Svetlana Vetchinnikova is defending her doctoral dissertation entitled "Second language lexis and the idiom principle" at the University of Helsinki. Professor Susan Hunston (University of Birmingham) serves as the opponent, and Professor Anna Mauranen as the custos.
In the thesis, Vetchinnnikova examines how second language users of English acquire, use and process lexical items. Three types of data were collected from five non-native students: (1) drafts of Master’s thesis chapters ("output"), (2) academic publications a student referred to ("input"), and (3) several hundreds of words the students used in their thesis were presented to them as stimuli in word association tasks. Lexical usage patterns ("output") were compared to the language exposure ("input") and to the word association responses.

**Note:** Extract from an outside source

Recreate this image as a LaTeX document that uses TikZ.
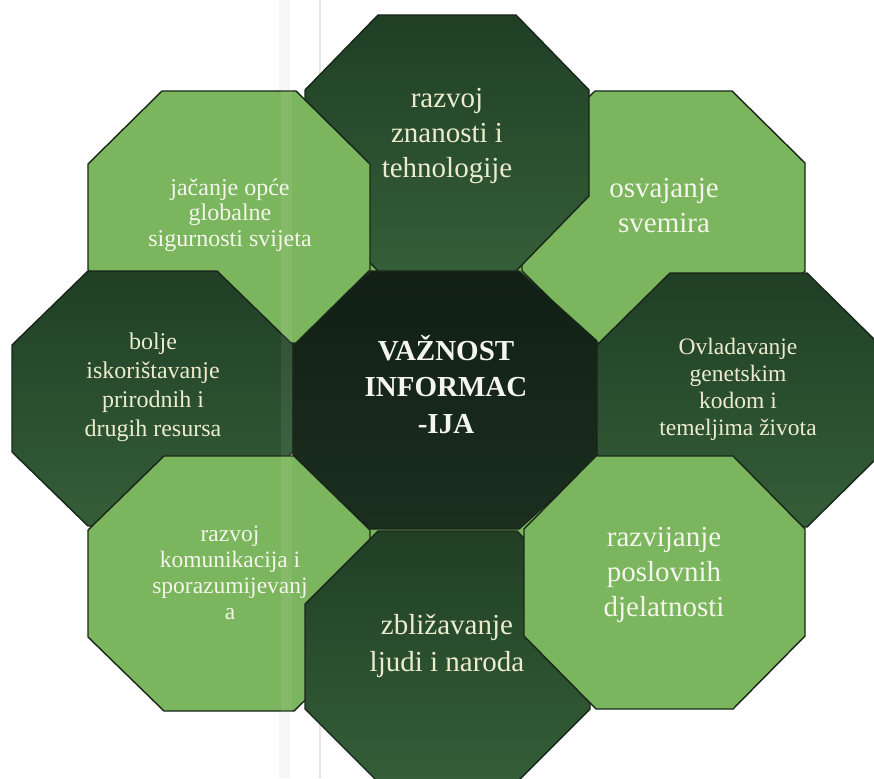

As a study to lexical meaning and how meanings are learned, Vetchinnikova refers to a shift of focus in research from explicit to implicit lexical knowledge, considering multi-word units rather than single words and usage-based acquisition rather than explicit instruction. A similar shift has been taking place also in the computational modeling of language learning.
In the thesis, Vetchinnikova mentions that "Corpus Linguistics has made possible to observe language in a way that makes visible the patterns which are otherwise not discernible for human analytic abilities". Furthermore, she refers to Michael Stubbs who has stated in his ICAME 32 plenary talk that Corpus Linguistics enables similar kinds of analytical processes that led Darwin to his theory of species.
A central question in the thesis is related to how a string of words starts to mean something different from what the sum of the individual words comprising it would normally mean. Delexicalisation and the idiom principle are central notions here. The idiom principle, formulated by Sinclair, refers to the idea that a language speaker has available a large number of semi-preconstructed phrases that constitute single choices, even though they might appear to be analyzable into segments.
One of the conclusions of the work is that the idiom principle is available to second language learners to a much larger extent than is usually claimed. It would be interesting to study how these results relate to the attempts to build machine learning systems that learn or detect multi-word expressions, used for keyphrase extraction.